Create ResumeGraphic designers need resume templates that balance visual creativity with hiring practicality. The biggest mistake designers make is assuming the most visually impressive resume wins. In reality, hiring managers, creative directors, and recruiters often reject resumes that prioritize aesthetics over readability, hierarchy, or ATS compatibility.
The best graphic designer resume templates accomplish four things simultaneously:
•Showcase visual taste and design thinking
• Make portfolio access effortless
• Preserve readability and information hierarchy
• Remain recruiter-friendly and ATS-compatible
Many templates fail because they become design projects rather than hiring tools. A resume is not a Behance page. Its job is to create enough interest to move a candidate into interviews.
For graphic designers, your resume should function like a well-designed landing page: visually distinctive, strategically structured, and optimized for conversion.
This guide breaks down which resume templates actually work, what design professionals often get wrong, and how to choose a format based on your experience level and creative specialty.
Most articles recommend “creative templates” without explaining what employers evaluate.
Hiring teams typically scan graphic design resumes in this order:
•Name and role positioning
• Portfolio or website access
• Recent work experience
• Software expertise
• Project outcomes
• Visual organization
• Education and credentials
The hiring process for designers is extremely portfolio-driven. Recruiters often spend less time reading the resume itself and more time deciding whether they should open your portfolio.

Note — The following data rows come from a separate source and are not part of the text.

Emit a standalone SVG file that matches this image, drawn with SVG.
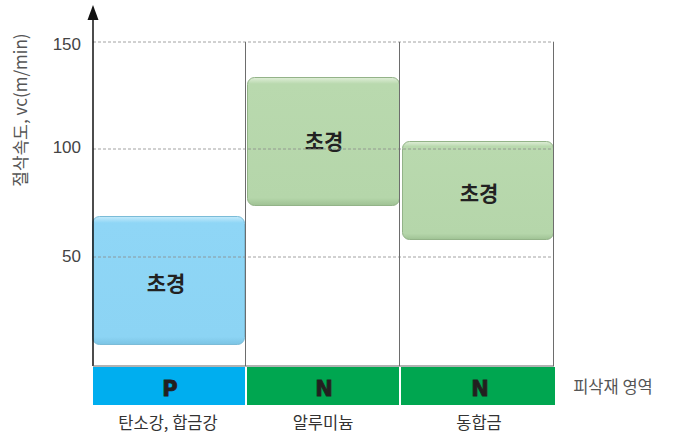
<svg xmlns="http://www.w3.org/2000/svg" width="673" height="437" viewBox="0 0 673 437">
<style>
.grid{stroke:#8a8a8a;stroke-width:0.8;stroke-dasharray:3,2;fill:none}
.vline{stroke:#6d6d6d;stroke-width:1;fill:none}
.tick{font-family:"Liberation Sans",Arial,sans-serif;font-size:17px;fill:#444;text-anchor:end}
.lbl{font-family:"Noto Sans CJK KR","Noto Sans",sans-serif;font-size:16.5px;fill:#333;text-anchor:middle}
.box{font-family:"Noto Sans CJK KR","Noto Sans",sans-serif;font-size:21px;font-weight:bold;fill:#222;text-anchor:middle}
.band{font-family:"DejaVu Sans","Liberation Sans",sans-serif;font-size:21px;font-weight:bold;fill:#231f20;stroke:#231f20;stroke-width:0.8;text-anchor:middle}
</style>
<defs>
<linearGradient id="gB" x1="0" y1="0" x2="0" y2="1">
<stop offset="0" stop-color="#c6ebfb"/>
<stop offset="0.05" stop-color="#8fd6f6"/>
<stop offset="0.94" stop-color="#8cd4f4"/>
<stop offset="1" stop-color="#7cc4e4"/>
</linearGradient>
<linearGradient id="gG" x1="0" y1="0" x2="0" y2="1">
<stop offset="0" stop-color="#e0eed8"/>
<stop offset="0.05" stop-color="#b9d9ae"/>
<stop offset="0.94" stop-color="#b5d6aa"/>
<stop offset="1" stop-color="#9fc294"/>
</linearGradient>
</defs>
<g id="boxP">
<rect x="92.5" y="216.5" width="152" height="128" rx="7" fill="url(#gB)" stroke="#7bbcd8" stroke-width="1"/>
<text class="box" x="166" y="291">초경</text>
</g>
<g id="boxN1">
<rect x="247.5" y="77.5" width="152" height="128" rx="7" fill="url(#gG)" stroke="#93b388" stroke-width="1"/>
<text class="box" x="324" y="149">초경</text>
</g>
<g id="boxN2">
<rect x="402.5" y="141.5" width="151" height="98" rx="7" fill="url(#gG)" stroke="#93b388" stroke-width="1"/>
<text class="box" x="479" y="201">초경</text>
</g>
<g id="grid">
<line class="grid" x1="93" y1="42" x2="554" y2="42"/>
<line class="grid" x1="93" y1="149" x2="554" y2="149"/>
<line class="grid" x1="93" y1="257" x2="554" y2="257"/>
<line class="vline" x1="245.5" y1="42" x2="245.5" y2="366"/>
<line class="vline" x1="399.5" y1="42" x2="399.5" y2="366"/>
<line class="vline" x1="553.5" y1="42" x2="553.5" y2="366"/>
</g>
<g id="axes">
<line x1="93" y1="366" x2="93" y2="18" stroke="#111" stroke-width="1.5"/>
<polygon points="93,5 87.5,20 98.5,20" fill="#111"/>
<line x1="93" y1="366" x2="554" y2="366" stroke="#666" stroke-width="1.2"/>
<text class="tick" x="81" y="50">150</text>
<text class="tick" x="81" y="153">100</text>
<text class="tick" x="81" y="262">50</text>
<text class="lbl" transform="translate(27,110) rotate(-90)" style="font-size:17px;fill:#555">절삭속도, vc(m/min)</text>
</g>
<g id="bandP">
<rect x="93" y="367" width="152" height="38" fill="#00aeef"/>
<text class="band" x="170" y="396">P</text>
<text class="lbl" x="168" y="429">탄소강, 합금강</text>
</g>
<g id="bandN1">
<rect x="247" y="367" width="152" height="38" fill="#00a650"/>
<text class="band" x="324" y="396">N</text>
<text class="lbl" x="323" y="429">알루미늄</text>
</g>
<g id="bandN2">
<rect x="401" y="367" width="154" height="38" fill="#00a650"/>
<text class="band" x="480" y="396">N</text>
<text class="lbl" x="479" y="429">동합금</text>
</g>
<text class="lbl" x="613" y="393" style="fill:#555">피삭재 영역</text>
</svg>
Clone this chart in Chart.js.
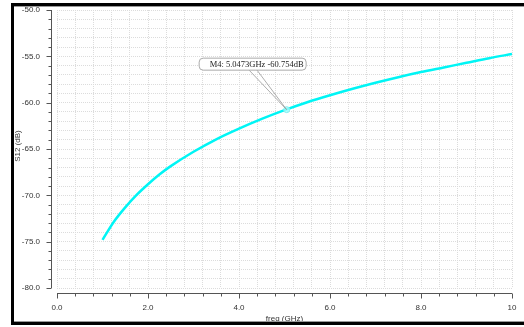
<!DOCTYPE html>
<html>
<head>
<meta charset="utf-8">
<script src="https://cdn.jsdelivr.net/npm/chart.js@4/dist/chart.umd.min.js"></script>
<style>
html,body{margin:0;padding:0;background:#fff;}
#c{display:block;}
</style>
</head>
<body>
<canvas id="c" width="524" height="327"></canvas>
<script>
const freqGHz = [1.0,1.25,1.5,1.75,2.0,2.25,2.5,3.0,3.5,4.0,4.5,5.0,5.5,6.0,6.5,7.0,7.5,8.0,8.5,9.0,9.5,10.0];
const s12dB   = [-74.8,-72.85,-71.3,-69.95,-68.8,-67.75,-66.85,-65.3,-63.95,-62.8,-61.75,-60.8,-59.95,-59.2,-58.5,-57.85,-57.25,-56.7,-56.2,-55.7,-55.2,-54.75];
const markerName = "M4";
const markerFreq = 5.0473;
const markerVal = -60.754;
const xTitle = "freq (GHz)";
const yTitle = "S12 (dB)";

const pts = freqGHz.map((f,i)=>({x:f,y:s12dB[i]}));

const decor = {
  id:'decor',
  afterDraw(chart){
    const ctx = chart.ctx;
    const xs = chart.scales.x, ys = chart.scales.y;
    const area = chart.chartArea;
    ctx.save();
    // y axis line and ticks
    const axX = area.left - 6;
    ctx.strokeStyle = '#555';
    ctx.lineWidth = 1;
    ctx.beginPath();
    ctx.moveTo(axX+0.5, ys.getPixelForValue(-50));
    ctx.lineTo(axX+0.5, ys.getPixelForValue(-80));
    for (let v=-80; v<=-50; v++){
      const y = Math.round(ys.getPixelForValue(v))+0.5;
      const len = (v%5===0)?5:3;
      ctx.moveTo(axX+0.5, y); ctx.lineTo(axX+0.5-len, y);
    }
    ctx.stroke();
    // x axis line and ticks
    const axY = area.bottom + 5;
    ctx.beginPath();
    ctx.moveTo(xs.getPixelForValue(0), axY+0.5);
    ctx.lineTo(xs.getPixelForValue(10), axY+0.5);
    for (let k=0; k<=25; k++){
      const v = k*0.4;
      const x = Math.round(xs.getPixelForValue(v))+0.5;
      const len = (k%5===0)?5:3;
      ctx.moveTo(x, axY+0.5); ctx.lineTo(x, axY+0.5+len);
    }
    ctx.stroke();
    // axis titles
    ctx.fillStyle = '#333';
    ctx.font = '8px "Liberation Sans", Arial, sans-serif';
    ctx.textAlign = 'center';
    ctx.textBaseline = 'middle';
    ctx.fillText(xTitle, (area.left+area.right)/2, 319);
    ctx.save();
    ctx.translate(18, (area.top+area.bottom)/2 - 3);
    ctx.rotate(-Math.PI/2);
    ctx.fillText(yTitle, 0, 0);
    ctx.restore();
    // marker callout
    const mx = xs.getPixelForValue(markerFreq), my = ys.getPixelForValue(markerVal);
    const bx = mx - 88, by = my - 52, bw = 107, bh = 12;
    ctx.strokeStyle = '#999';
    ctx.lineWidth = 0.8;
    ctx.beginPath();
    ctx.moveTo(bx+50, by+bh); ctx.lineTo(mx, my);
    ctx.lineTo(bx+58, by+bh);
    ctx.stroke();
    ctx.beginPath();
    ctx.roundRect(bx+0.5, by+0.5, bw, bh, 4);
    ctx.fillStyle = '#fff';
    ctx.fill();
    ctx.strokeStyle = '#aaa';
    ctx.lineWidth = 1;
    ctx.stroke();
    ctx.fillStyle = '#222';
    ctx.font = '8.5px "Liberation Serif", "Times New Roman", serif';
    ctx.textAlign = 'left';
    ctx.textBaseline = 'middle';
    ctx.fillText(markerName + ': ' + markerFreq.toFixed(4) + 'GHz ' + markerVal.toFixed(3) + 'dB', bx+11, by+bh/2+1);
    // frame
    ctx.fillStyle = '#000';
    ctx.fillRect(11, 3, 3, 322);
    ctx.fillRect(11, 3, 513, 3);
    ctx.fillRect(11, 322, 513, 3);
    ctx.fillStyle = '#999';
    ctx.fillRect(14, 6, 510, 1);
    ctx.fillRect(14, 321, 510, 1);
    ctx.restore();
  }
};

new Chart(document.getElementById('c'), {
  type:'scatter',
  data:{datasets:[
    {data:pts, showLine:true, borderColor:'#00f5f5', borderWidth:2.5, pointRadius:0, cubicInterpolationMode:'monotone', order:2},
    {data:[{x:markerFreq,y:markerVal}], showLine:false, pointRadius:3, pointBackgroundColor:'rgba(160,255,255,0.8)', pointBorderColor:'#8ee', pointBorderWidth:1, order:1}
  ]},
  plugins:[decor],
  options:{
    responsive:false, animation:false, devicePixelRatio:1,
    layout:{padding:{left:0,top:10,right:12,bottom:0}},
    plugins:{legend:{display:false}, tooltip:{enabled:false}},
    scales:{
      x:{type:'linear', min:0, max:10,
        afterFit(s){ s.height = 39; },
        ticks:{stepSize:0.4, autoSkip:false, maxRotation:0, padding:1, color:'#333',
          font:{family:'"Liberation Sans", Arial, sans-serif', size:8},
          callback(v){ const r = v/2; if (Math.abs(r-Math.round(r))<1e-6){ return Math.abs(v-10)<1e-6 ? '10' : Number(v).toFixed(1);} return ''; }},
        grid:{color:'#dcdcdc', lineWidth:1, drawTicks:true, tickLength:14, tickColor:'rgba(0,0,0,0)'},
        border:{display:false, dash:[1,1]}
      },
      y:{type:'linear', min:-80, max:-50,
        afterFit(s){ s.width = 57; },
        ticks:{stepSize:1, autoSkip:false, padding:1, color:'#333',
          font:{family:'"Liberation Sans", Arial, sans-serif', size:8},
          callback(v){ return (Math.round(v)%5===0) ? Number(v).toFixed(1) : ''; }},
        grid:{color:'#dcdcdc', lineWidth:1, drawTicks:true, tickLength:16, tickColor:'rgba(0,0,0,0)'},
        border:{display:false, dash:[1,1]}
      }
    }
  }
});
</script>
</body>
</html>
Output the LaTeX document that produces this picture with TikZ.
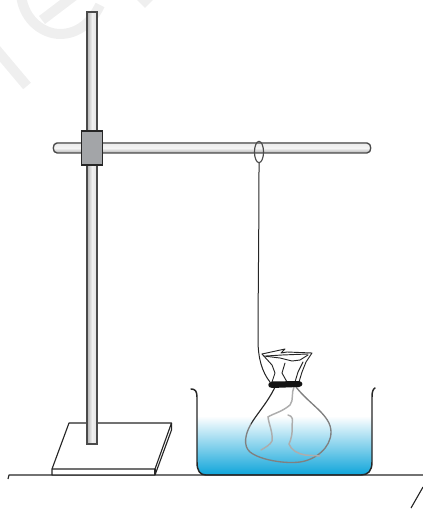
\documentclass[tikz,border=0pt]{standalone}
\usetikzlibrary{shapes.geometric}
\definecolor{waterblue}{HTML}{0FA5DA}
\definecolor{clampgrey}{HTML}{A3A5A8}
\definecolor{rodedge}{HTML}{4A4A4A}
\definecolor{wm}{HTML}{EFEFEF}
\tikzset{
  rodline/.style={draw=rodedge,line width=1pt},
  inkline/.style={draw=black!85,line width=0.85pt,line join=round},
  bagdark/.style={draw=black!85,line width=0.85pt,line cap=round},
  baggrey/.style={draw=black!50,line width=1pt,line cap=round},
  foldline/.style={draw=black!32,line width=1.1pt,line cap=round},
  paperline/.style={draw=black!85,line width=0.7pt,line join=round,line cap=round},
}
\begin{document}
\begin{tikzpicture}[x=0.75pt,y=-0.75pt]
\useasboundingbox (0,0) rectangle (423,509);
% faint watermark
\begin{scope}
\clip (0,0) rectangle (423,509);
\draw[wm,line width=7.5pt] (21,-5) .. controls (24,22) and (45,34) .. (60,34) .. controls (78,34) and (92,22) .. (100,5);
\draw[wm,line width=7.5pt] (42,20) -- (75,-5);
\draw[wm,line width=7.5pt] (-5,48) -- (27,86);
\fill[wm] (135,-2) -- (155,-2) -- (145,8) -- cycle;
\end{scope}
% water
\shade[top color=white,bottom color=waterblue,middle color=waterblue!50]
  (197,416) -- (372,416) -- (372,462) .. controls (372,471) and (368,475) .. (361,475)
  -- (206,475) .. controls (200,475) and (197,471) .. (197,462) -- cycle;
% table
\coordinate (tl) at (8,479);
\coordinate (tc) at (9,475);
\coordinate (tr) at (423,475);
\draw[inkline] (tl) -- (tc) -- (tr);
\coordinate (ca) at (411,508);
\coordinate (cb) at (423,487);
\draw[inkline] (ca) -- (cb);
% base
\draw[inkline,fill=white] (69,423) -- (171.5,423) -- (171.5,430) -- (155,475) -- (52,475) -- (52,469) -- cycle;
\draw[inkline] (52,469) -- (155,469) -- (171.5,423);
\draw[inkline] (155,469) -- (155,475);
% vertical rod
\shade[left color=black!30,right color=black!12,middle color=black!6] (87,12) rectangle (97,444);
\draw[rodline] (87,12) rectangle (97,444);
% horizontal rod
\shade[top color=black!8,bottom color=black!30,middle color=black!4] (54,143) rectangle (370,153);
\fill[white] (52,142) -- (55,142) .. controls (52,143) and (52,153) .. (55,154) -- (52,154) -- cycle;
\fill[white] (372,142) -- (368,142) .. controls (372,143) and (372,153) .. (368,154) -- (372,154) -- cycle;
\draw[rodline] (57,143) -- (367,143) .. controls (372,143) and (372,153) .. (367,153) -- (57,153) .. controls (52,153) and (52,143) .. (57,143) -- cycle;
% clamp
\node[draw=black!85,line width=0.9pt,fill=clampgrey,minimum width=15.75pt,minimum height=25.5pt,inner sep=0pt,anchor=center] (clamp) at (92,148) {};
% loop and string
\node[draw=rodedge,line width=0.85pt,ellipse,minimum width=6.8pt,minimum height=16pt,inner sep=0pt] (loop) at (259,152) {};
\coordinate (knot) at (270,382);
\draw[inkline,line width=0.75pt] (loop.south) .. controls (259,230) and (258,300) .. (258,340)
  .. controls (258,358) and (262,372) .. (knot);
% beaker
\draw[line width=1.1pt,draw=black!85,line cap=round] (191,389) .. controls (195,389) and (197,391) .. (197,397)
  -- (197,462) .. controls (197,471) and (200,475) .. (206,475) -- (361,475)
  .. controls (368,475) and (372,471) .. (372,462) -- (372,397) .. controls (372,392) and (373,389) .. (375,388);
% bag
\draw[bagdark] (275,387) .. controls (268,402) and (256,415) .. (251,424);
\draw[baggrey] (251,424) .. controls (245,434) and (243,446) .. (250,452)
  .. controls (260,460) and (285,464) .. (300,462)
  .. controls (315,460) and (331,448) .. (331,432)
  .. controls (331,415) and (310,405) .. (296,387);
% folds
\draw[foldline] (294,387) .. controls (291,393) and (294,400) .. (290,405) .. controls (282,412) and (272,414) .. (268,417)
  .. controls (269,425) and (273,432) .. (272,441) .. controls (270,445) and (266,447) .. (261,450);
\draw[foldline] (288,415) .. controls (293,416) and (293,420) .. (292,425) .. controls (293,432) and (291,440) .. (289,444)
  .. controls (291,450) and (298,454) .. (305,455) -- (320,456);
% paper top
\draw[paperline] (262,354) -- (285,349) -- (281,353) -- (287,352) -- (312,353) -- (306,362) -- (302,372) -- (299,382);
\draw[paperline] (262,354) -- (272,365) -- (275,373) -- (272,382);
\draw[paperline] (264,356) -- (280,358) -- (292,361) -- (300,360) -- (308,355);
\draw[paperline] (266,356) -- (282,355) -- (308,354);
\draw[paperline] (285,363) -- (282,373) -- (287,382);
\draw[paperline] (303,362) -- (298,372) -- (295,382);
% tie
\fill[black!92] (272,381.5) .. controls (267,382) and (267,388) .. (272,388) -- (299,387) .. controls (303.5,386.5) and (303.5,381.5) .. (299,381) -- cycle;
\end{tikzpicture}
\end{document}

This changes template priorities.
Graphic designer resumes need:
•Strong visual hierarchy
• Excellent typography choices
• Clean spacing systems
• Simple navigation patterns
• Clear project impact
• Fast portfolio access
Templates overloaded with sidebars, decorative graphics, skill meters, or infographic elements often reduce usability.
Design sophistication usually comes from restraint—not visual overload.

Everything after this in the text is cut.